Issue (i): Whether the District Munsif's Court at Tiruvarur had jurisdiction to try the suit for refund of the advance.
Analysis: The contract was concluded when the acceptance was posted at Vijayapuram, and the place of contract was therefore within the territorial limits relied on by the plaintiff. The performance of the contract was also intended to take place at the plaintiff's place of business within the Tiruvarur jurisdiction. In suits arising out of contract, the cause of action may arise at the place where the contract is made or where it is to be performed, and Section 20 of the Code of Civil Procedure permits institution of the suit where the cause of action wholly or in part arises. The place of performance could also be supported by Section 49 of the Indian Contract Act, under which performance is referable to the creditor's place where no place is fixed.
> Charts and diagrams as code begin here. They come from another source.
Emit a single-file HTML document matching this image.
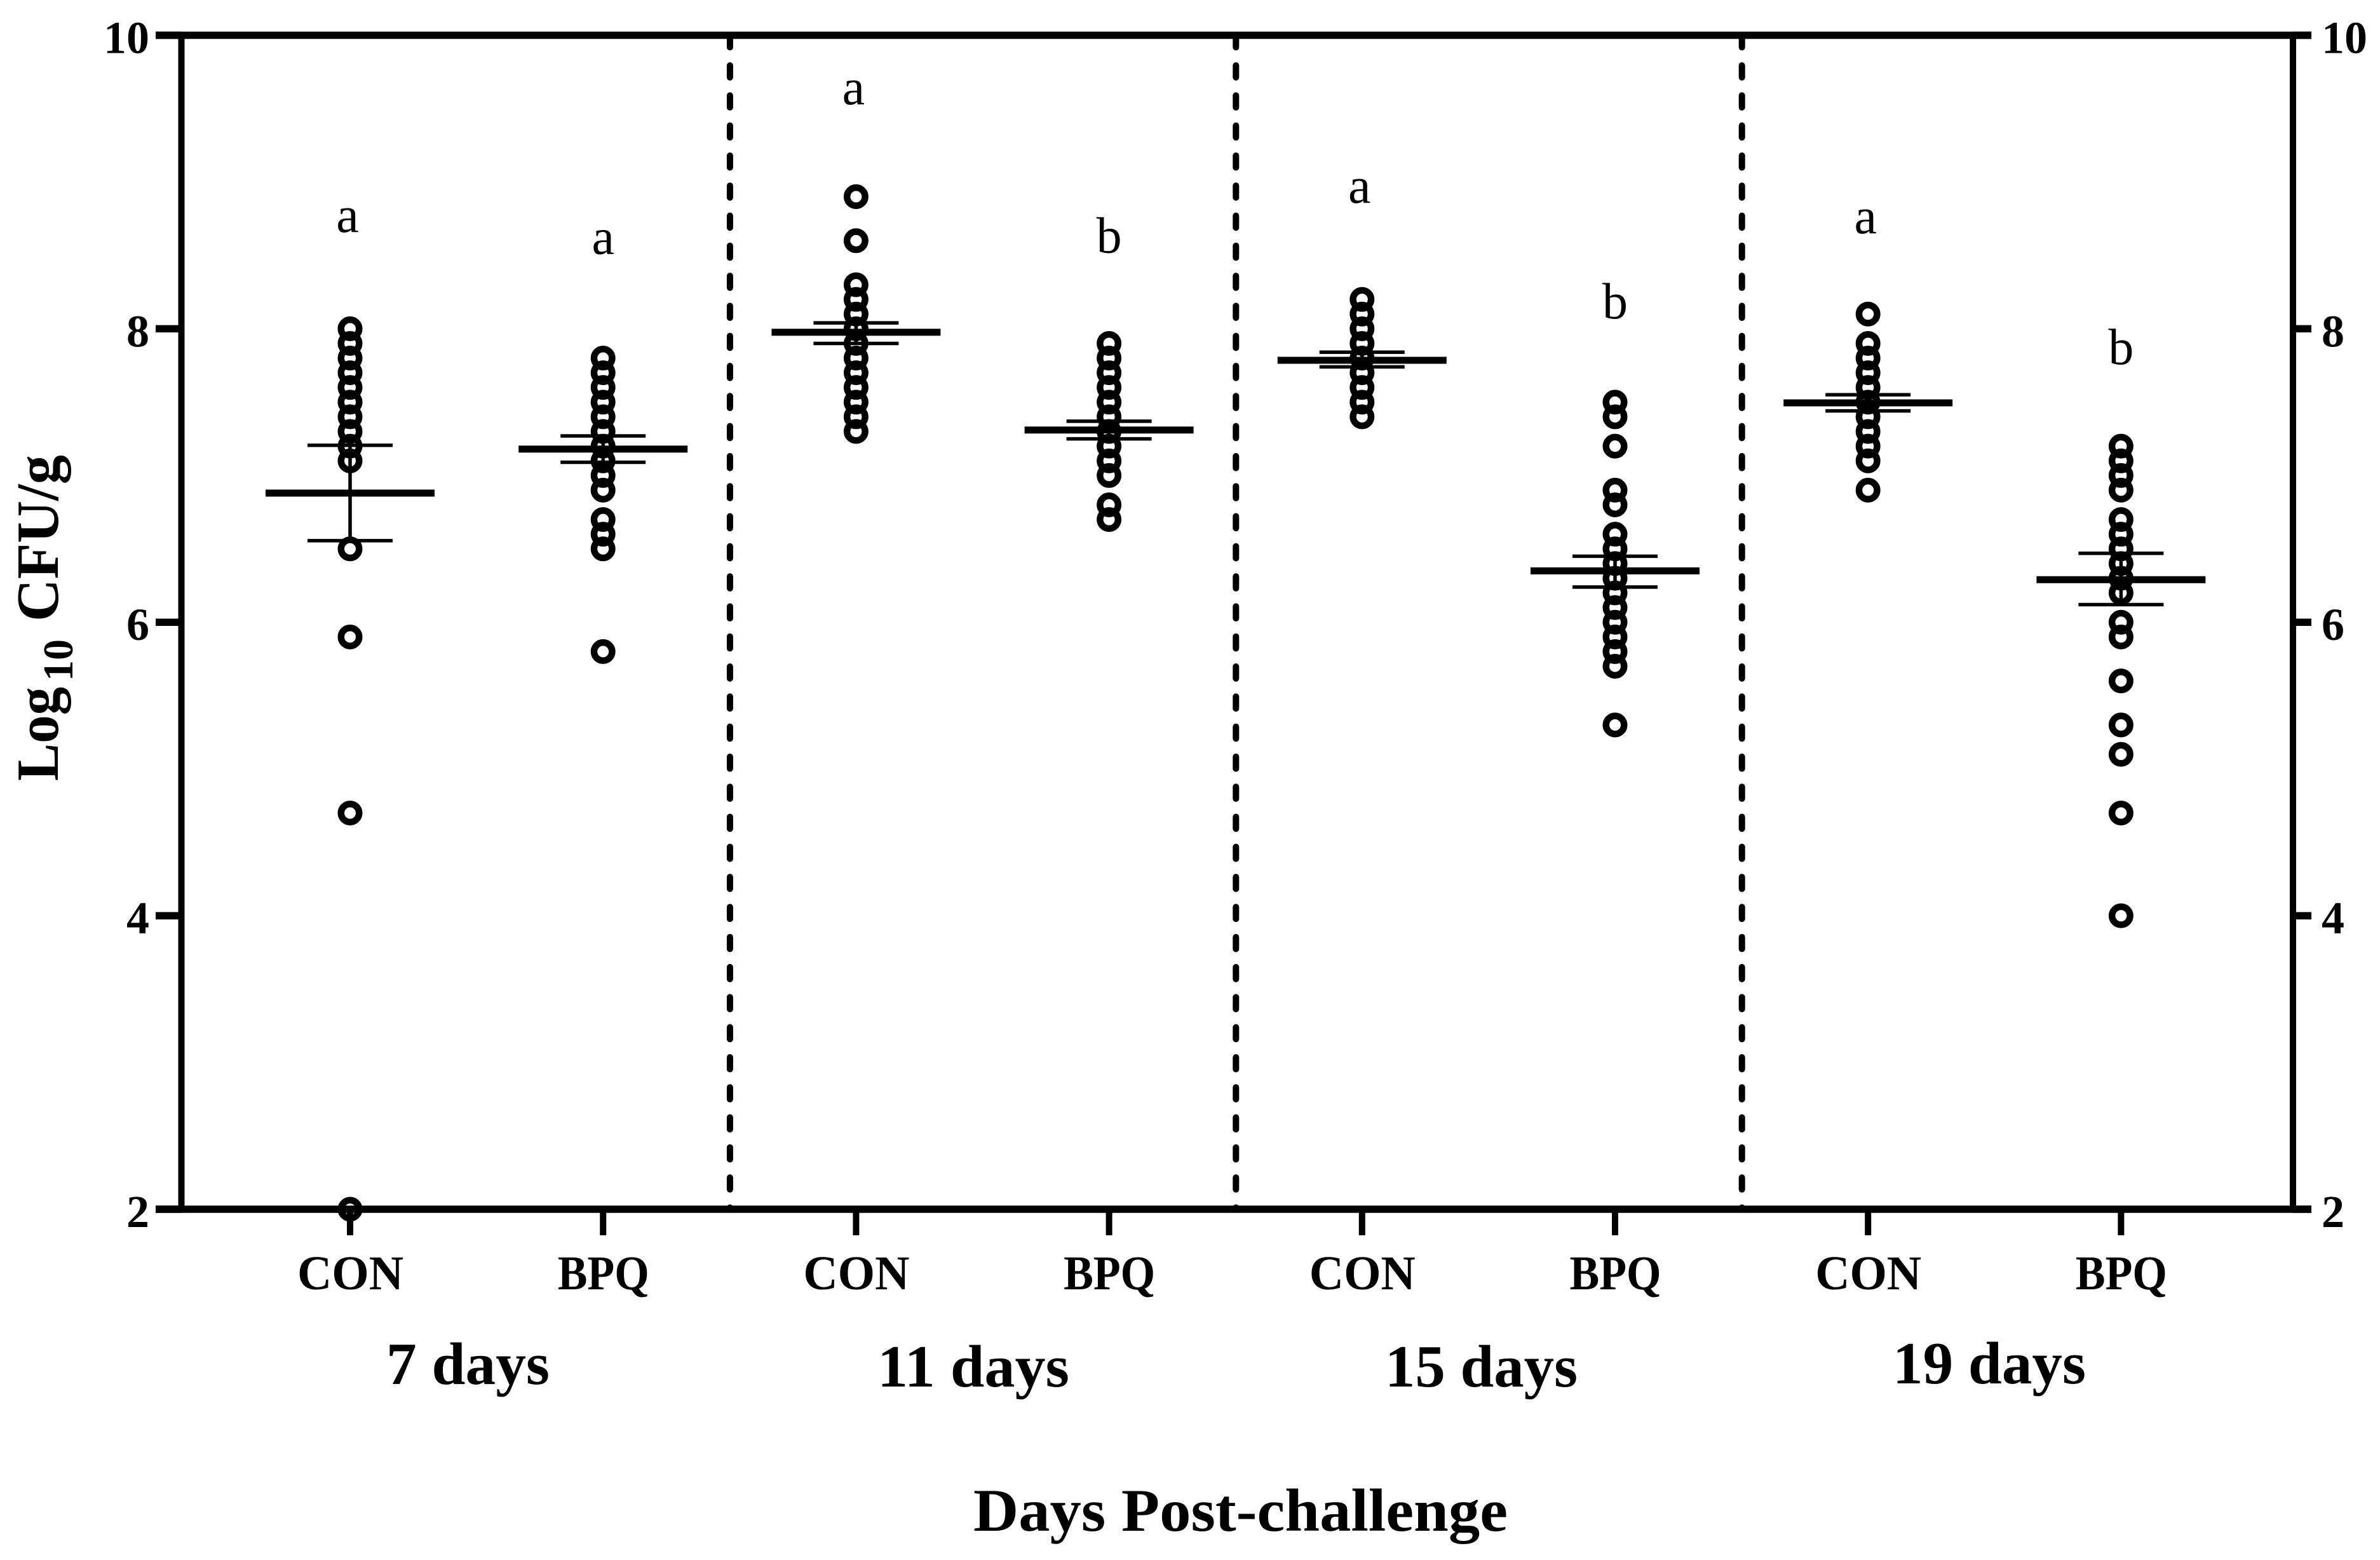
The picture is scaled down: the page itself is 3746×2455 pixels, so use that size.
<!DOCTYPE html>
<html lang="en">
<head>
<meta charset="utf-8">
<title>Log10 CFU/g by days post-challenge</title>
<style>
html,body{margin:0;padding:0;background:#fff;}
svg{display:block;}
text{font-family:"Liberation Serif",serif;fill:#000;}
.bold{font-weight:bold;}
</style>
</head>
<body>
<svg id="chart" xmlns="http://www.w3.org/2000/svg" width="3746" height="2455" viewBox="0 0 3746 2455">
  <rect x="0" y="0" width="3746" height="2455" fill="#fff"/>
  <g id="dividers"></g>
  <g id="axes"></g>
  <g id="marks"></g>
  <g id="labels"></g>

  <text class="bold" x="608" y="2178" font-size="94" textLength="257" lengthAdjust="spacingAndGlyphs">7 days</text>
  <text class="bold" x="1381" y="2182" font-size="94" textLength="302" lengthAdjust="spacingAndGlyphs">11 days</text>
  <text class="bold" x="2180" y="2182" font-size="94" textLength="303" lengthAdjust="spacingAndGlyphs">15 days</text>
  <text class="bold" x="2979" y="2177" font-size="94" textLength="304" lengthAdjust="spacingAndGlyphs">19 days</text>
  <text class="bold" x="1532" y="2409" font-size="95" textLength="841" lengthAdjust="spacingAndGlyphs">Days Post-challenge</text>

  <g>
    <text class="bold" transform="translate(91,1229) rotate(-90)" font-size="94" textLength="148" lengthAdjust="spacingAndGlyphs">Log</text>
    <text class="bold" transform="translate(114,1072) rotate(-90)" font-size="67" textLength="66" lengthAdjust="spacingAndGlyphs">10</text>
    <text class="bold" transform="translate(91,978) rotate(-90)" font-size="94" textLength="262" lengthAdjust="spacingAndGlyphs">CFU/g</text>
  </g>
</svg>
<script>
// ---- chart data ----
const categories = ["CON", "BPQ", "CON", "BPQ", "CON", "BPQ", "CON", "BPQ"];
const yTicks = [2, 4, 6, 8, 10];
const dividerSlots = [1.5, 3.5, 5.5];

const con7 = [8.0, 7.9, 7.8, 7.7, 7.6, 7.5, 7.4, 7.3, 7.2, 7.1, 6.5, 5.9, 4.7, 2.0];
const bpq7 = [7.8, 7.7, 7.6, 7.5, 7.4, 7.3, 7.2, 7.1, 7.0, 6.9, 6.7, 6.6, 6.5, 5.8];
const con11 = [8.9, 8.6, 8.3, 8.2, 8.1, 8.0, 7.9, 7.8, 7.7, 7.6, 7.5, 7.4, 7.3];
const bpq11 = [7.9, 7.8, 7.7, 7.6, 7.5, 7.4, 7.3, 7.2, 7.1, 7.0, 6.8, 6.7];
const con15 = [8.2, 8.1, 8.0, 7.9, 7.8, 7.7, 7.6, 7.5, 7.4];
const bpq15 = [7.5, 7.4, 7.2, 6.9, 6.8, 6.6, 6.5, 6.4, 6.3, 6.2, 6.1, 6.0, 5.9, 5.8, 5.7, 5.3];
const con19 = [8.1, 7.9, 7.8, 7.7, 7.6, 7.5, 7.4, 7.3, 7.2, 7.1, 6.9];
const bpq19 = [7.2, 7.1, 7.0, 6.9, 6.7, 6.6, 6.5, 6.4, 6.3, 6.2, 6.0, 5.9, 5.6, 5.3, 5.1, 4.7, 4.0];
const seriesValues = [con7, bpq7, con11, bpq11, con15, bpq15, con19, bpq19];

const means = [6.88, 7.18, 7.976, 7.31, 7.785, 6.35, 7.495, 6.29];
const semUpper = [7.206, 7.27, 8.04, 7.37, 7.84, 6.45, 7.55, 6.47];
const semLower = [6.556, 7.09, 7.90, 7.25, 7.74, 6.24, 7.44, 6.12];

const sigLetters = ["a", "a", "a", "b", "a", "b", "a", "b"];
const sigLevels = [8.66, 8.51, 9.53, 8.52, 8.86, 8.07, 8.65, 7.76];

// ---- axis functions ----
function yScale(v) { return 1903 - (v - 2) * 230.94; }
function xScale(i) { return 551 + i * 398.2; }

const NS = "http://www.w3.org/2000/svg";
const axesG = document.getElementById("axes");
const marksG = document.getElementById("marks");
const labelsG = document.getElementById("labels");
const dividersG = document.getElementById("dividers");

function line(parent, x1, y1, x2, y2, w) {
  const el = document.createElementNS(NS, "line");
  el.setAttribute("x1", x1);
  el.setAttribute("y1", y1);
  el.setAttribute("x2", x2);
  el.setAttribute("y2", y2);
  el.setAttribute("stroke", "#000");
  el.setAttribute("stroke-width", w);
  parent.appendChild(el);
  return el;
}
function label(parent, str, x, y, size, anchor, bold) {
  const el = document.createElementNS(NS, "text");
  el.setAttribute("x", x);
  el.setAttribute("y", y);
  el.setAttribute("font-size", size);
  el.setAttribute("text-anchor", anchor);
  if (bold) el.setAttribute("class", "bold");
  el.textContent = str;
  parent.appendChild(el);
  return el;
}

// ---- frame ----
const xLeft = 285.5, xRight = 3609, tickLeft = 245, tickRight = 3638;
const leftAxis = line(axesG, xLeft, yScale(10), xLeft, yScale(2), 10);


const rightAxis = line(axesG, xRight, yScale(10), xRight, yScale(2), 10);


const bottomAxis = line(axesG, tickLeft, yScale(2), tickRight, yScale(2), 11.5);



// ---- y ticks (both sides) ----
yTicks.forEach(function (t) {
  const lt = line(axesG, tickLeft, yScale(t), xLeft, yScale(t), 11.5);
  
  
  const rt = line(axesG, xRight, yScale(t), tickRight, yScale(t), 11.5);
  
  
  const ll = label(labelsG, String(t), 235, yScale(t) + 28, 72, "end", true);
  
  
  const rl = label(labelsG, String(t), 3654, yScale(t) + 28, 72, "start", true);
  
  
});

// ---- dashed dividers ----
dividerSlots.forEach(function (s) {
  const dx = xScale(s) + 0.6;
  const d = line(dividersG, dx, 55.7, dx, yScale(2), 10);
  d.setAttribute("stroke-dasharray", "18.7 28.6");
  d.setAttribute("stroke-linecap", "round");
  
  
});

// ---- categories, ticks, dots, mean and SEM ----
categories.forEach(function (c, i) {
  const cx = xScale(i);
  const tk = line(axesG, cx, yScale(2), cx, 1944, 10);
  
  

  const tl = label(labelsG, c, cx + 0.5, 2029, 76, "middle", true);
  tl.setAttribute("textLength", c === "CON" ? 167 : 144);
  tl.setAttribute("lengthAdjust", "spacingAndGlyphs");
  
  

  seriesValues[i].forEach(function (v) {
    const dot = document.createElementNS(NS, "circle");
    dot.setAttribute("cx", cx);
    dot.setAttribute("cy", yScale(v));
    dot.setAttribute("r", 14.25);
    dot.setAttribute("fill", "none");
    dot.setAttribute("stroke", "#000");
    dot.setAttribute("stroke-width", 10.5);
    
    
    marksG.appendChild(dot);
  });

  const stem = line(marksG, cx, yScale(semUpper[i]), cx, yScale(semLower[i]), 5.5);
  
  
  const capU = line(marksG, cx - 67, yScale(semUpper[i]), cx + 67, yScale(semUpper[i]), 5.5);
  
  
  const capL = line(marksG, cx - 67, yScale(semLower[i]), cx + 67, yScale(semLower[i]), 5.5);
  
  
  const mean = line(marksG, cx - 133, yScale(means[i]), cx + 133, yScale(means[i]), 11);
  
  

  const sx = cx + (i % 2 === 0 ? -4 : 0);
  const sig = label(labelsG, sigLetters[i], sx, yScale(sigLevels[i]), 80, "middle", false);
  
  
});

// top frame line is drawn last so that it covers the dashes
const topAxis = line(axesG, tickLeft, yScale(10), tickRight, yScale(10), 11.5);


</script>
</body>
</html>
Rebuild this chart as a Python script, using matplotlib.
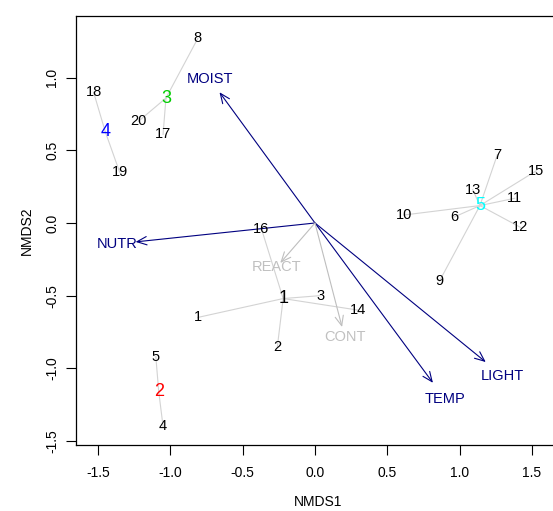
import matplotlib
matplotlib.use("Agg")
import matplotlib.pyplot as plt

plt.rcParams['font.family'] = ['Liberation Sans', 'DejaVu Sans']
plt.rcParams['axes.unicode_minus'] = False

# Site scores (NMDS1, NMDS2)
site_labels = ["1", "2", "3", "4", "5", "6", "7", "8", "9", "10",
               "11", "12", "13", "14", "15", "16", "17", "18", "19", "20"]
site_x = [-0.81, -0.26, 0.035, -1.05, -1.10, 0.96, 1.26, -0.81, 0.86, 0.615,
          1.38, 1.42, 1.09, 0.30, 1.53, -0.37, -1.05, -1.53, -1.35, -1.22]
site_y = [-0.65, -0.85, -0.50, -1.40, -0.92, 0.04, 0.47, 1.27, -0.40, 0.055,
          0.17, -0.03, 0.23, -0.60, 0.36, -0.04, 0.61, 0.90, 0.35, 0.70]
site_group = [1, 1, 1, 2, 2, 5, 5, 3, 5, 5,
              5, 5, 5, 1, 5, 1, 3, 4, 4, 3]

# Group centroids
group_ids = [1, 2, 3, 4, 5]
group_x = [-0.22, -1.08, -1.03, -1.45, 1.14]
group_y = [-0.52, -1.16, 0.86, 0.63, 0.12]
group_colors = ["black", "red", "#00CD00", "blue", "cyan"]

# Environmental vectors
env_names = ["MOIST", "NUTR", "TEMP", "LIGHT", "REACT", "CONT"]
env_x = [-0.66, -1.24, 0.815, 1.18, -0.24, 0.187]
env_y = [0.90, -0.13, -1.10, -0.957, -0.275, -0.716]
env_signif = [True, True, True, True, False, False]

fig = plt.figure(figsize=(5.53, 5.11), dpi=100)
W, H = 553, 511
left, right, top, bottom = 76, 560, 16, 445
ax = fig.add_axes([left / W, 1 - bottom / H, (right - left) / W, (bottom - top) / H])

x0, sx, y0, sy = 315, 144.7, 223, 145.3
ax.set_xlim((left - x0) / sx, (right - x0) / sx)
ax.set_ylim((y0 - bottom) / sy, (y0 - top) / sy)

# spider lines
for gx, gy, gid in zip(group_x, group_y, group_ids):
    for x, y, g in zip(site_x, site_y, site_group):
        if g == gid:
            ax.plot([gx, x], [gy, y], color="#D3D3D3", lw=0.8, zorder=1)

# site labels
for lab, x, y in zip(site_labels, site_x, site_y):
    ax.text(x, y, lab, ha="center", va="center", fontsize=10.5, color="black", zorder=3)

# centroid labels
for gid, x, y, c in zip(group_ids, group_x, group_y, group_colors):
    ax.text(x, y, str(gid), ha="center", va="center", fontsize=13, color=c, zorder=4)

# env arrows
for name, x, y, sig in zip(env_names, env_x, env_y, env_signif):
    col = "navy" if sig else "#BEBEBE"
    tcol = "navy" if sig else "#C0C0C0"
    ax.annotate("", xy=(x, y), xytext=(0, 0),
                arrowprops=dict(arrowstyle="->,head_length=0.7,head_width=0.3",
                                color=col, lw=0.8, shrinkA=0, shrinkB=0),
                zorder=2)
    ax.text(x * 1.1, y * 1.1, name, ha="center", va="center", fontsize=10.5,
            color=tcol, zorder=3)

ax.set_xticks([-1.5, -1.0, -0.5, 0.0, 0.5, 1.0, 1.5])
ax.set_yticks([-1.5, -1.0, -0.5, 0.0, 0.5, 1.0])
ax.tick_params(axis="both", direction="out", length=7, width=0.8, labelsize=10,
               colors="black")
ax.tick_params(axis="x", pad=8)
ax.tick_params(axis="y", pad=5)
for lab in ax.get_yticklabels():
    lab.set_rotation(90)
    lab.set_va("center")
for s in ax.spines.values():
    s.set_linewidth(0.9)
    s.set_color("black")

ax.set_xlabel("NMDS1", fontsize=10, labelpad=11)
ax.set_ylabel("NMDS2", fontsize=10, labelpad=8)

fig.savefig("out.png", dpi=100)
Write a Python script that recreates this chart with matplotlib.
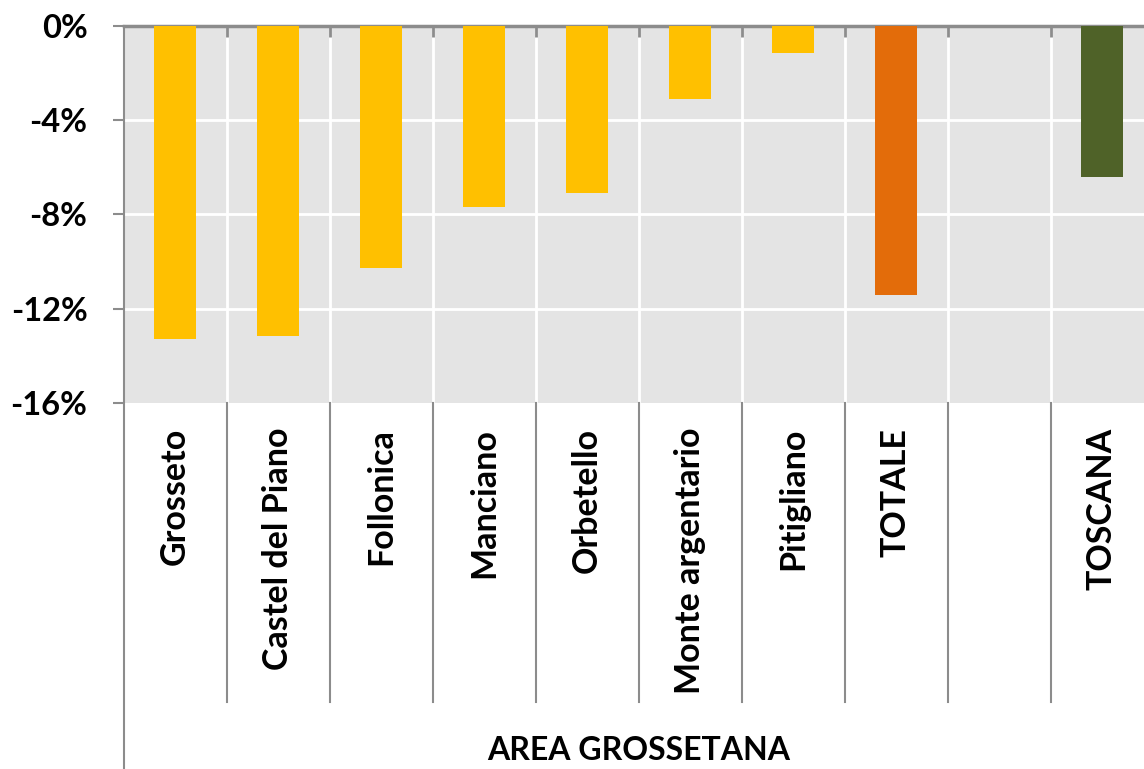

Conclusion: The District Munsif's Court at Tiruvarur had jurisdiction to try the suit.
Issue (ii): Whether the plaintiff was entitled to recover the advance with interest.
Analysis: The court below had already found that the plaintiff was rightly entitled to refuse delivery of the goods sent contrary to instructions. Once jurisdiction was held to exist, the plaintiff's claim for return of the advance followed on the footing already accepted below, together with interest from the date of suit.
Conclusion: The plaintiff was entitled to recover the Rs. 50 with interest at 6 per cent from the date of suit and costs throughout.
Final Conclusion: The revision succeeded, the order of the court below was set aside, and the plaintiff obtained a decree for refund of the advance with interest and costs.
Ratio Decidendi: In contract suits, territorial jurisdiction lies where the contract was made or where its performance was intended to take place, and a court within that local limit may entertain the suit under the rule that cause of action may arise wholly or in part there.